In use since the 1960's, wearable computers have only recently entered the public consciousness. Nevertheless, Starner and his research associates are developing privacy-awareness speech interfaces that can listen to the user's conversations and capture salient information in a semi-automatic, "user-assisted" fashion.
His group is also studying the “Twiddler,” a one-handed keyboard appropriate for people who would want to type memos to them while talking to someone. According to Starner, his researchers have found that expert users of this instrument can average up to 70 words per minute while touch-typing on the equivalent of a mobile telephone keypad.
Sterner will also touch upon his research efforts to enable face-to-face communication when for some people such conversation is difficult. For example, his Telesign project attempts to create an American Sign Language-to-English one-way translator to facilitate conversation between the deaf and hearing communities.
By describing such projects, Starner’s talk will examine pattern recognition, human computer interface, and social issues used in augmenting face-to-face conversations. He will also discuss why current PDA systems may not be appropriate; and suggest directions for future research in this area.

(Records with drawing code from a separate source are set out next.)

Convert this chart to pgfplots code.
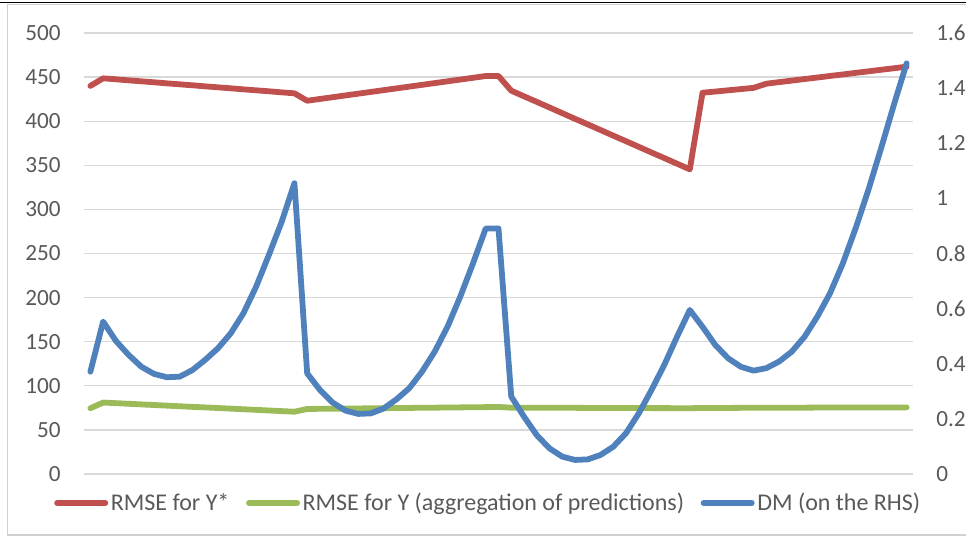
\documentclass[border=0pt]{standalone}
\usepackage{fontspec}
\setmainfont{Carlito}
\usepackage{pgfplots}
\usepackage{pgfplotstable}
\pgfplotsset{compat=1.18}

\definecolor{rmsestar}{HTML}{C0504D}
\definecolor{rmsey}{HTML}{9BBB59}
\definecolor{dmblue}{HTML}{4F81BD}
\definecolor{gridgray}{HTML}{D9D9D9}
\definecolor{labelgray}{HTML}{595959}
\definecolor{framegray}{HTML}{D0D0D0}

\newcommand{\tickfont}{\fontsize{11.6}{13}\selectfont}
\newcommand{\legfont}{\fontsize{12}{14}\selectfont}

% k: observation index, R: RMSE for Y*, G: RMSE for Y, B: DM statistic
\pgfplotstableread{
k  R      G     B
0  440.0  74.5  0.371
1  448.6  81.0  0.553
2  447.5  80.3  0.483
3  446.3  79.6  0.432
4  445.2  78.9  0.389
5  444.1  78.2  0.363
6  442.9  77.5  0.351
7  441.8  76.8  0.353
8  440.7  76.1  0.377
9  439.5  75.5  0.414
10 438.4  74.8  0.456
11 437.3  74.1  0.510
12 436.1  73.4  0.583
13 435.0  72.7  0.680
14 433.9  72.0  0.795
15 432.7  71.3  0.915
16 431.6  70.6  1.055
17 423.2  73.7  0.365
18 425.2  73.9  0.305
19 427.2  74.0  0.259
20 429.2  74.2  0.230
21 431.2  74.3  0.218
22 433.2  74.5  0.220
23 435.2  74.6  0.238
24 437.2  74.8  0.271
25 439.2  74.9  0.311
26 441.2  75.1  0.371
27 443.2  75.2  0.444
28 445.2  75.4  0.534
29 447.2  75.5  0.643
30 449.2  75.7  0.764
31 451.2  75.8  0.891
32 451.2  76.0  0.891
33 434.6  75.2  0.281
34 428.2  75.1  0.208
35 421.9  75.1  0.141
36 415.5  75.0  0.093
37 409.1  75.0  0.063
38 402.7  75.0  0.051
39 396.4  74.9  0.053
40 390.0  74.9  0.069
41 383.6  74.8  0.099
42 377.3  74.8  0.148
43 370.9  74.8  0.220
44 364.5  74.7  0.305
45 358.2  74.7  0.396
46 351.8  74.6  0.498
47 345.4  74.6  0.595
48 432.3  74.8  0.534
49 433.6  74.9  0.468
50 435.0  74.9  0.420
51 436.4  75.0  0.389
52 437.8  75.0  0.375
53 442.5  75.1  0.384
54 444.3  75.1  0.408
55 446.0  75.2  0.444
56 447.8  75.2  0.498
57 449.5  75.3  0.571
58 451.3  75.3  0.656
59 453.0  75.4  0.764
60 454.8  75.4  0.891
61 456.5  75.4  1.030
62 458.3  75.5  1.182
63 460.0  75.5  1.339
64 461.8  75.5  1.490
}\forecast

\pgfplotsset{
  panel/.style={
    at={(42pt,35.5pt)}, anchor=south west,
    scale only axis, width=414.5pt, height=220.5pt,
    xmin=-0.5, xmax=64.5,
    axis x line=none,
    y axis line style={draw=none},
    major tick length=0pt,
    /pgf/number format/assume math mode=true,
    clip=false,
  },
  series/.style={line width=2.9pt, line cap=round, line join=round},
}

\begin{document}
\begin{tikzpicture}
\path[use as bounding box] (0pt,0pt) rectangle (483pt,272.5pt);

% left axis: RMSE
\begin{axis}[panel,
  axis y line*=left,
  ymin=0, ymax=500,
  ytick={0,50,100,150,200,250,300,350,400,450,500},
  ymajorgrids, grid style={gridgray, line width=0.65pt},
  yticklabel style={anchor=east, inner sep=0pt, xshift=-11.5pt,
    text=labelgray, font=\tickfont},
]
\addplot[series, rmsestar] table[x=k, y=R] {\forecast};
\addplot[series, rmsey] table[x=k, y=G] {\forecast};
\end{axis}

% right axis: DM statistic
\begin{axis}[panel,
  axis y line*=right,
  ymin=0, ymax=1.6,
  ytick={0,0.2,0.4,0.6,0.8,1,1.2,1.4,1.6},
  yticklabel style={anchor=west, inner sep=0pt, xshift=11.5pt,
    text=labelgray, font=\tickfont},
  legend columns=3,
  legend style={at={(0.488,-0.0658)}, anchor=center, draw=none, fill=none,
    font=\legfont, text=labelgray, inner sep=0pt,
    nodes={inner sep=1.3pt},
    /tikz/every even column/.append style={column sep=7pt}},
  legend image code/.code={\draw[#1] (0pt,0pt) -- (24.1pt,0pt);},
]
\addlegendimage{series, rmsestar}
\addlegendentry{RMSE for Y*}
\addlegendimage{series, rmsey}
\addlegendentry{RMSE for Y (aggregation of predictions)}
\addplot[series, dmblue] table[x=k, y=B] {\forecast};
\addlegendentry{DM (on the RHS)}
\end{axis}

% chart frame
\draw[framegray, line width=0.7pt] (490pt,5pt) -- (3.65pt,5pt) -- (3.65pt,270.15pt) -- (490pt,270.15pt);
\draw[black, line width=0.7pt] (0pt,271.2pt) -- (483pt,271.2pt);
\end{tikzpicture}
\end{document}
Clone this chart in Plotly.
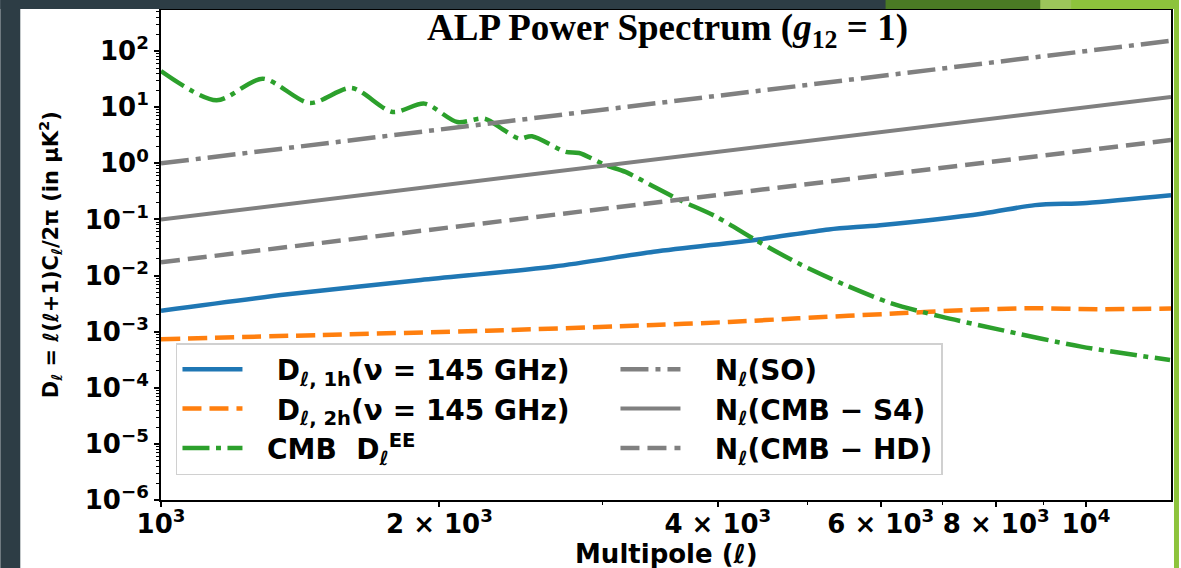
import plotly.graph_objects as go

# ---------------- data ----------------
ell_1h = [1000, 1371, 1910, 2661, 3410, 4426, 5272, 5988, 7745, 8811, 10020, 12360]
d_1h = [0.00237, 0.00465, 0.00832, 0.0145, 0.0265, 0.0441, 0.0664, 0.0792, 0.128, 0.180, 0.197, 0.270]

ell_2h = [1000, 1490, 2253, 3410, 4113, 4887, 6266, 7398, 8724, 10300, 12360]
d_2h = [0.000733, 0.000873, 0.00104, 0.001315, 0.00149, 0.00173, 0.00212, 0.00243, 0.00261, 0.00251, 0.00259]

ell_cmb = [1000, 1148, 1288, 1448, 1607, 1780, 1927, 2091, 2237, 2350, 2439, 2518,
           2739, 2832, 3027, 3179, 3425, 3641, 3974, 4396, 4887, 5494, 6163, 6979,
           8040, 9883, 12330]
d_cmb = [44.1, 13.3, 32.3, 11.9, 22.0, 8.22, 11.6, 5.45, 6.27, 3.88, 2.76, 3.04,
         1.60, 1.53, 0.925, 0.703, 0.371, 0.220, 0.1146, 0.0429, 0.0165, 0.00678, 0.00320, 0.00185,
         0.00110, 0.000541, 0.000313]

ell_noise = [1000, 2000, 4000, 8000, 12360]
n_so = [1.0, 4.0, 16.0, 64.0, 153.0]
n_s4 = [0.10, 0.40, 1.6, 6.4, 15.3]
n_hd = [0.0172, 0.0688, 0.275, 1.10, 2.60]

y_tick_vals = [1e-6, 1e-5, 1e-4, 1e-3, 1e-2, 1e-1, 1e0, 1e1, 1e2]
y_tick_text = ["10<sup>−6</sup>", "10<sup>−5</sup>", "10<sup>−4</sup>", "10<sup>−3</sup>",
               "10<sup>−2</sup>", "10<sup>−1</sup>", "10<sup>0</sup>", "10<sup>1</sup>", "10<sup>2</sup>"]
x_tick_vals = [1000, 2000, 4000, 6000, 8000, 10000]
x_tick_text = ["10<sup>3</sup>", "2 × 10<sup>3</sup>", "4 × 10<sup>3</sup>",
               "6 × 10<sup>3</sup>", "8 × 10<sup>3</sup>", "10<sup>4</sup>"]
x_minor_vals = [3000, 5000, 7000, 9000]
y_minor_vals = [k * 10.0 ** e for e in range(-6, 3) for k in range(2, 10)]

NB = "\u00a0"
labels = {
    "1h": NB * 3 + "D<sub>ℓ, 1h</sub>(ν = 145 GHz)",
    "2h": NB * 3 + "D<sub>ℓ, 2h</sub>(ν = 145 GHz)",
    "cmb": NB * 2 + "CMB  D<sub>ℓ</sub><sup>EE</sup>",
    "so": NB * 3 + "N<sub>ℓ</sub>(SO)",
    "s4": NB * 3 + "N<sub>ℓ</sub>(CMB − S4)",
    "hd": NB * 3 + "N<sub>ℓ</sub>(CMB − HD)",
}

# ---------------- layout geometry (pixels) ----------------
W, H = 1181, 568
L, R, T, B = 161, 1173, 10, 500


def px(x):
    return (x - L) / (R - L)


def py(y):
    return (B - y) / (B - T)


BLUE, ORANGE, GREEN, GRAY = "#1f77b4", "#ff7f0e", "#2ca02c", "#808080"
DASHDOT = "28px,7px,5px,7px"
DASH = "19px,8px"
COL1_W, COL2_W = 363, 251

fig = go.Figure()
fig.add_trace(go.Scatter(x=ell_1h, y=d_1h, mode="lines", name=labels["1h"],
                         line=dict(color=BLUE, width=4.5, shape="spline", smoothing=0.8),
                         legendrank=1, legendwidth=COL1_W))
fig.add_trace(go.Scatter(x=ell_2h, y=d_2h, mode="lines", name=labels["2h"],
                         line=dict(color=ORANGE, width=4.5, dash=DASH, shape="spline", smoothing=0.8),
                         legendrank=3, legendwidth=COL1_W))
fig.add_trace(go.Scatter(x=ell_cmb, y=d_cmb, mode="lines", name=labels["cmb"],
                         line=dict(color=GREEN, width=4.5, dash="27px,6.5px,5px,6.5px",
                                   shape="spline", smoothing=0.8),
                         legendrank=5, legendwidth=COL1_W))
fig.add_trace(go.Scatter(x=ell_noise, y=n_so, mode="lines", name=labels["so"],
                         line=dict(color=GRAY, width=4.5, dash=DASHDOT),
                         legendrank=2, legendwidth=COL2_W))
fig.add_trace(go.Scatter(x=ell_noise, y=n_s4, mode="lines", name=labels["s4"],
                         line=dict(color=GRAY, width=4),
                         legendrank=4, legendwidth=COL2_W))
fig.add_trace(go.Scatter(x=ell_noise, y=n_hd, mode="lines", name=labels["hd"],
                         line=dict(color=GRAY, width=4.5, dash=DASH),
                         legendrank=6, legendwidth=COL2_W))

BOLD = dict(family="DejaVu Sans", weight="bold", color="black")

fig.update_xaxes(type="log", range=[3, 4.092], showgrid=False, zeroline=False,
                 showline=True, linecolor="black", linewidth=2, mirror=True,
                 ticks="outside", ticklen=5, tickwidth=1.5, tickcolor="black",
                 tickvals=x_tick_vals, ticktext=x_tick_text, ticklabelstandoff=-5,
                 tickfont=dict(size=26, **BOLD),
                 minor=dict(tickvals=x_minor_vals, ticks="outside", ticklen=3,
                            tickwidth=1, tickcolor="black", showgrid=False))
fig.update_yaxes(type="log", range=[-6, 2.733], showgrid=False, zeroline=False,
                 showline=True, linecolor="black", linewidth=2, mirror=True,
                 ticks="outside", ticklen=5, tickwidth=1.5, tickcolor="black",
                 tickvals=y_tick_vals, ticktext=y_tick_text,
                 tickfont=dict(size=26, **BOLD),
                 minor=dict(tickvals=y_minor_vals, ticks="outside", ticklen=3,
                            tickwidth=1, tickcolor="black", showgrid=False))

DARK = "#2d3d45"
shapes = [
    dict(type="rect", xref="paper", yref="paper", x0=px(0), x1=px(20), y0=py(568), y1=py(0),
         fillcolor=DARK, line_width=0, layer="above"),
    dict(type="rect", xref="paper", yref="paper", x0=px(0), x1=px(890), y0=py(9), y1=py(0),
         fillcolor=DARK, line_width=0, layer="above"),
    dict(type="rect", xref="paper", yref="paper", x0=px(887), x1=px(1045), y0=py(9), y1=py(0),
         fillcolor="#4a7a24", line_width=0, layer="above"),
    dict(type="rect", xref="paper", yref="paper", x0=px(1042), x1=px(1075), y0=py(9), y1=py(0),
         fillcolor="#9cc55a", line_width=0, layer="above"),
    dict(type="rect", xref="paper", yref="paper", x0=px(1073), x1=px(1181), y0=py(9), y1=py(0),
         fillcolor="#8dc33c", line_width=0, layer="above"),
    dict(type="rect", xref="paper", yref="paper", x0=px(1176), x1=px(1181), y0=py(568), y1=py(0),
         fillcolor="#8dc33c", line_width=0, layer="above"),
]

annotations = [
    dict(text="<b>ALP Power Spectrum (<i>g</i><sub>12</sub> = 1)</b>", xref="paper", yref="paper",
         x=px(669), y=py(30), xanchor="center", yanchor="middle", showarrow=False,
         font=dict(family="Liberation Serif", size=37, color="black")),
    dict(text="Multipole (<i>ℓ</i>)", xref="paper", yref="paper",
         x=px(668), y=py(554), xanchor="center", yanchor="middle", showarrow=False,
         font=dict(size=26, **BOLD)),
    dict(text="D<sub>ℓ</sub> = ℓ(ℓ+1)C<sub>ℓ</sub>/2π (in μK<sup>2</sup>)", xref="paper", yref="paper",
         x=px(50), y=py(255), xanchor="center", yanchor="middle", showarrow=False,
         textangle=-90, font=dict(size=21, **BOLD)),
]

fig.update_layout(
    width=W, height=H, autosize=False,
    margin=dict(l=L, r=W - R, t=T, b=H - B, pad=0),
    paper_bgcolor="white", plot_bgcolor="white",
    showlegend=True,
    legend=dict(orientation="h", x=px(176), y=py(343), xanchor="left", yanchor="top",
                bgcolor="white", bordercolor="#d0d0d0", borderwidth=1.5,
                itemwidth=60, traceorder="normal",
                font=dict(size=28, **BOLD)),
    shapes=shapes, annotations=annotations,
)

fig.write_html("out.html")
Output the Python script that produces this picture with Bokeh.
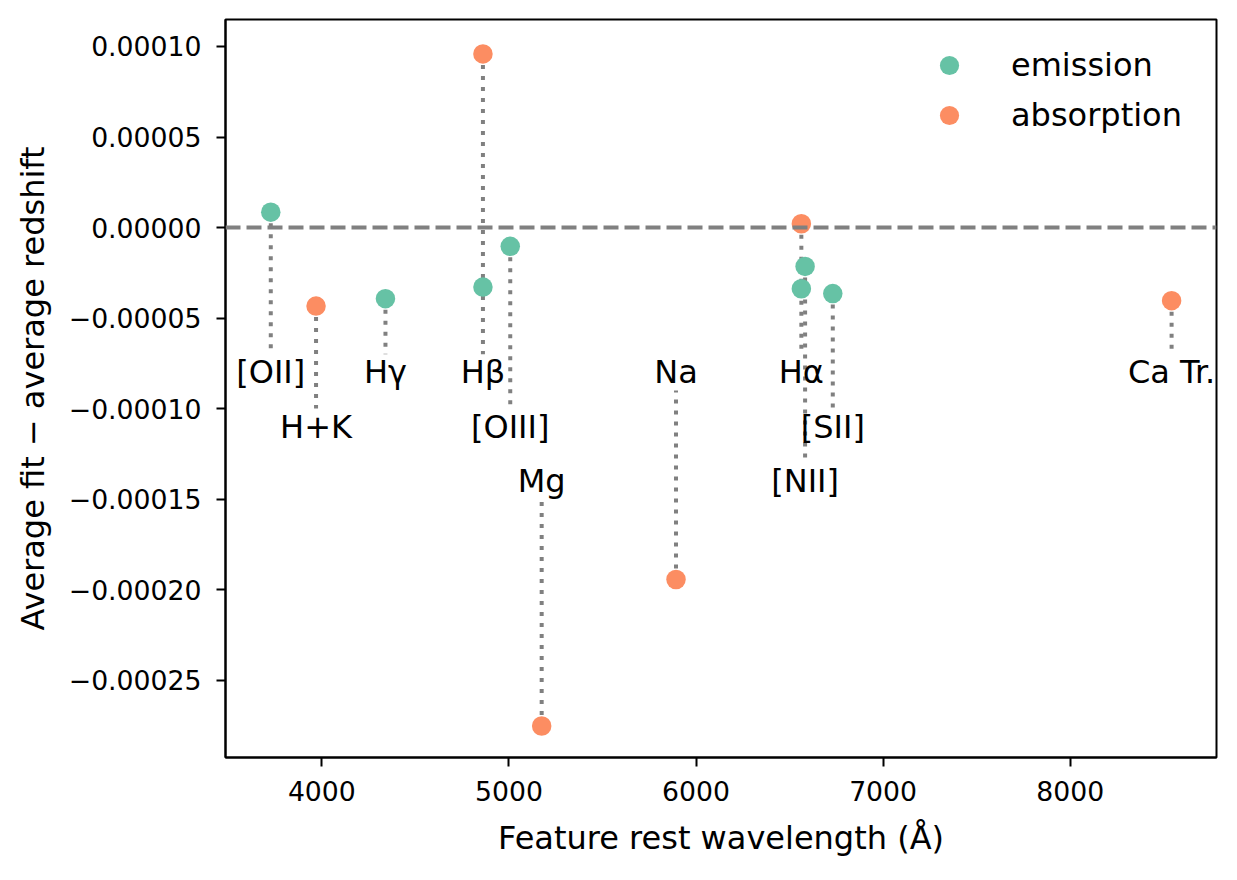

Starner received a doctorate in from the media laboratory at Massachusetts Institute of Technology (MIT) in 1999. He is assistant professor of information systems the College of Computing at Georgia Institute of Technology. He has authored more than 75 scientific publications on subjects such as a gloveless, real-time sign language recognizer; an early high-accuracy on-line cursive handwriting recognition system; intelligent agents in support of everyday memory; frameworks for power generation and heat dissipation for wearable; augmented realities.